Plotting code records.
:::::

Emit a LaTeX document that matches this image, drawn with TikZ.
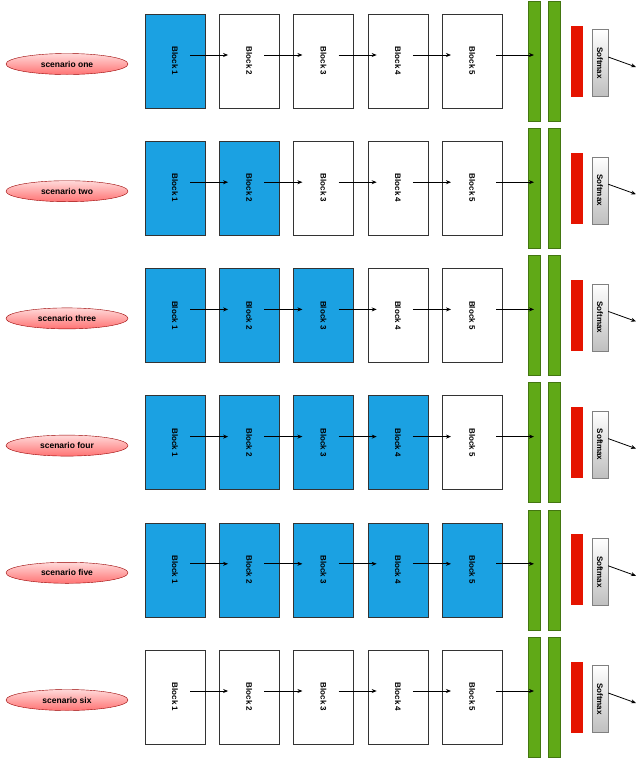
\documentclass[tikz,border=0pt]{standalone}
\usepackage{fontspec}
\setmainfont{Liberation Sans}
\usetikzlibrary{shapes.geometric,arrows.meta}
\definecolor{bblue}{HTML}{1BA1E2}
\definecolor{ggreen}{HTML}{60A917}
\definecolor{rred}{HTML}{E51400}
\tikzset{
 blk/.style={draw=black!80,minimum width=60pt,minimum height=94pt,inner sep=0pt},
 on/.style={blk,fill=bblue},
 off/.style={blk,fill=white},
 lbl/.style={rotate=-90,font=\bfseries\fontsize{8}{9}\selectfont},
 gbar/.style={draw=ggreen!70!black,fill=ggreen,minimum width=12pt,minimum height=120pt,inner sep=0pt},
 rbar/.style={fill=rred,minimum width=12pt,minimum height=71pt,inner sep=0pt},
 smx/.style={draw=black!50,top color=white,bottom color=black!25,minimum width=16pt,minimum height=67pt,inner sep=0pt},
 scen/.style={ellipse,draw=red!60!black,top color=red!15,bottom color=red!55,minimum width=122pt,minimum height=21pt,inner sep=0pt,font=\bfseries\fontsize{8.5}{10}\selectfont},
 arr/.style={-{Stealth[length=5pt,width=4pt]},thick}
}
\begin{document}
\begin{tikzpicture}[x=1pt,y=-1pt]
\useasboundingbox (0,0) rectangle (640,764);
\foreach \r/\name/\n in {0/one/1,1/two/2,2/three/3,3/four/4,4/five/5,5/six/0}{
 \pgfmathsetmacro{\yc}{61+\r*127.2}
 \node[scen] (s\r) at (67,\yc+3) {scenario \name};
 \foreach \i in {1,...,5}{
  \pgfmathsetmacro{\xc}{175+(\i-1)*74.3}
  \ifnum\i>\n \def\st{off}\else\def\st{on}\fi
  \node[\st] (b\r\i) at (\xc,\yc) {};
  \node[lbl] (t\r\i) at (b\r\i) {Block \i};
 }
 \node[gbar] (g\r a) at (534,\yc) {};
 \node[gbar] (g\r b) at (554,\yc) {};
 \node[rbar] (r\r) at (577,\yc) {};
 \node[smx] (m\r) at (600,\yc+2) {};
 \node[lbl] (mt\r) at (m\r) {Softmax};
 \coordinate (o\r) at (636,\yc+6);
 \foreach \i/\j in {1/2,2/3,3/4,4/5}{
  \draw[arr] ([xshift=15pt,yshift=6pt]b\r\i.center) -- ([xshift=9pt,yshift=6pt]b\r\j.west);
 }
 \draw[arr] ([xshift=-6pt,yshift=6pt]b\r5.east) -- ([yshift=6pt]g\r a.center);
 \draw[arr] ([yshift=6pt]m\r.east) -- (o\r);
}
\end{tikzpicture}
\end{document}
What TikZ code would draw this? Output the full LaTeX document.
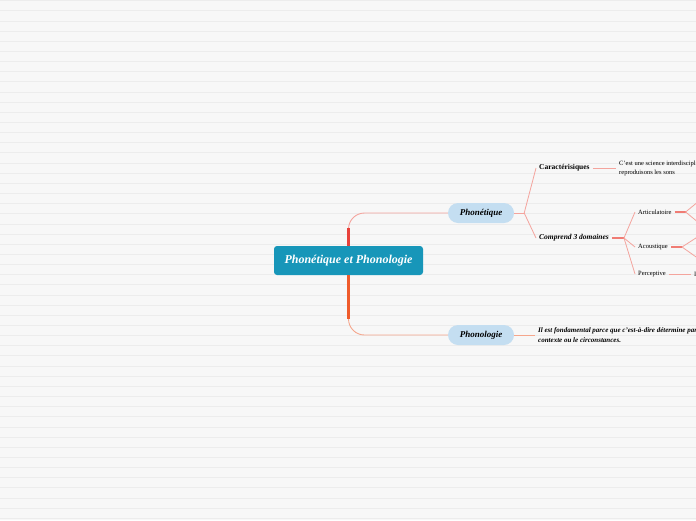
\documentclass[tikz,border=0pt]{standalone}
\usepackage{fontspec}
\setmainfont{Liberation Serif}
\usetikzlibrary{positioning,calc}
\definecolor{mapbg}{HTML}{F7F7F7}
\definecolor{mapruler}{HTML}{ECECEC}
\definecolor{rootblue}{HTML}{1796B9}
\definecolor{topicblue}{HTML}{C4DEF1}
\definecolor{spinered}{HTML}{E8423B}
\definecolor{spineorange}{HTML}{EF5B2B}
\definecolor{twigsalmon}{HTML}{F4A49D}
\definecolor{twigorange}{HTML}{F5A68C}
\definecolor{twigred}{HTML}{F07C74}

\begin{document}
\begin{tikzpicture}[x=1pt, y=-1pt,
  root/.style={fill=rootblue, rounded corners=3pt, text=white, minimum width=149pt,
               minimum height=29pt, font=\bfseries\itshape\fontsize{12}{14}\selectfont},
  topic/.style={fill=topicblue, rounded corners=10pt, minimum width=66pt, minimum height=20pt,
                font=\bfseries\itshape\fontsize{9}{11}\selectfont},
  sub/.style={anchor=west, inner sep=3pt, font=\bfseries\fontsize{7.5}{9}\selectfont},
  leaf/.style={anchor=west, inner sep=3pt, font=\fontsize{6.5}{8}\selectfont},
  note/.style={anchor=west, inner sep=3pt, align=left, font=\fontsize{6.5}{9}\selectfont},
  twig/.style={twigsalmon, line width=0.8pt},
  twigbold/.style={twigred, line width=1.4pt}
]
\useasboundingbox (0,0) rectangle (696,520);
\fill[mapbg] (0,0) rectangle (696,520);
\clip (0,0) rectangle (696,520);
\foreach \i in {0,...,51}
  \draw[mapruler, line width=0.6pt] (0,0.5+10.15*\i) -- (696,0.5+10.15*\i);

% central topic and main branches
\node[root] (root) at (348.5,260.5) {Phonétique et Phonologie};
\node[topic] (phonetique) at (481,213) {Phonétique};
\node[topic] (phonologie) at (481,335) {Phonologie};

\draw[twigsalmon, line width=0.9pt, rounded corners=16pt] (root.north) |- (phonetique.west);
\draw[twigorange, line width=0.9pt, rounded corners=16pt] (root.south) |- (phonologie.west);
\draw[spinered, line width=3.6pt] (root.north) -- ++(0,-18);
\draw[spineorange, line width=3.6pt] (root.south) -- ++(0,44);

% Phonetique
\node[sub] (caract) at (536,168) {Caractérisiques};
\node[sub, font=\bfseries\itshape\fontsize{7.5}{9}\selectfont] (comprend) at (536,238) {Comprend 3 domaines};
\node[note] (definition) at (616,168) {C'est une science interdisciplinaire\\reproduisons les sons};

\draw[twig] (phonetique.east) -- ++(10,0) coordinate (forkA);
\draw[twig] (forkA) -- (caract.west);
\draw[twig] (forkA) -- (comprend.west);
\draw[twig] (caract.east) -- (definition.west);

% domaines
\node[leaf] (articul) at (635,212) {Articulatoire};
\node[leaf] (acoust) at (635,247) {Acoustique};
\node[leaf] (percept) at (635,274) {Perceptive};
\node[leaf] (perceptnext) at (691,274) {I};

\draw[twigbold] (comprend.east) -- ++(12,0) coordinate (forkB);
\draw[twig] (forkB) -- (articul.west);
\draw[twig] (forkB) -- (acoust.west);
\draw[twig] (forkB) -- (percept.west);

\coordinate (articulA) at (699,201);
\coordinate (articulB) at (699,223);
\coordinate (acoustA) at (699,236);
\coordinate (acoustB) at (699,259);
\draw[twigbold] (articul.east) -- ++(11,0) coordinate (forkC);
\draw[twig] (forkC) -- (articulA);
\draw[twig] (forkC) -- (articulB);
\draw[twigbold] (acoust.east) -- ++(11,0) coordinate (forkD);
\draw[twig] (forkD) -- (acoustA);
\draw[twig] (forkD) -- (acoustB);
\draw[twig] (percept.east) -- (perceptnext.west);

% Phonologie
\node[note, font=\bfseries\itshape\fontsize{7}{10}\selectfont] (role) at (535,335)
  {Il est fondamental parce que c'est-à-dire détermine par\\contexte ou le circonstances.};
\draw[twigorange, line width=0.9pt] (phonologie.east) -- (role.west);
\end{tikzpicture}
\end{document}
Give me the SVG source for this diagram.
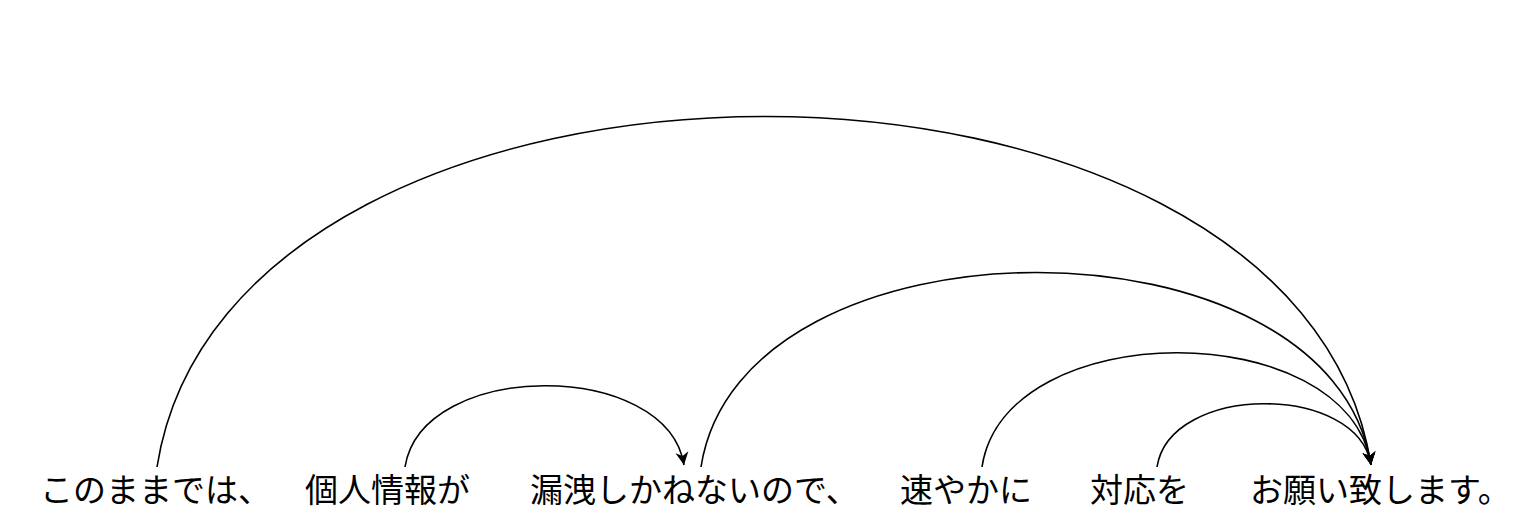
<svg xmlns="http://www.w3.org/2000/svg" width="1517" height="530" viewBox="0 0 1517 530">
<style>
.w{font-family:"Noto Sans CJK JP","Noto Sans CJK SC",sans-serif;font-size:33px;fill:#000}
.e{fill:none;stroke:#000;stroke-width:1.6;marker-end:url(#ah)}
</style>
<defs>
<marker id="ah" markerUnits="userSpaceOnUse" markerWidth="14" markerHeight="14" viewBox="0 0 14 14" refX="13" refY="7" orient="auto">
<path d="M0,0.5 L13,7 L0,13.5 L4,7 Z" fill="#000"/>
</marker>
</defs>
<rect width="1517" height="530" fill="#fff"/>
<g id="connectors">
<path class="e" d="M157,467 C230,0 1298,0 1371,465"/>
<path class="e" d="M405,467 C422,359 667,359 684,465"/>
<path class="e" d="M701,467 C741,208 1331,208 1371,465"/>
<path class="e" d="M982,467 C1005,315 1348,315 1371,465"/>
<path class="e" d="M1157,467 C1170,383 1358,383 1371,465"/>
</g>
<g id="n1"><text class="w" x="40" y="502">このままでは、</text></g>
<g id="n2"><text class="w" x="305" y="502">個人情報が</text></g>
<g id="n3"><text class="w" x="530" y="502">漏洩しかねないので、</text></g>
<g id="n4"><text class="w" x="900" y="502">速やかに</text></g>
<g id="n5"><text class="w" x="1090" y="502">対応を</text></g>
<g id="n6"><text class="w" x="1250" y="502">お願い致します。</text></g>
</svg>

:::::

Copy each line from the data above that includes "this".

Emit a LaTeX document that matches this image, drawn with TikZ.
What TikZ code would draw this? Output the full LaTeX document.
Give me the SVG source for this diagram.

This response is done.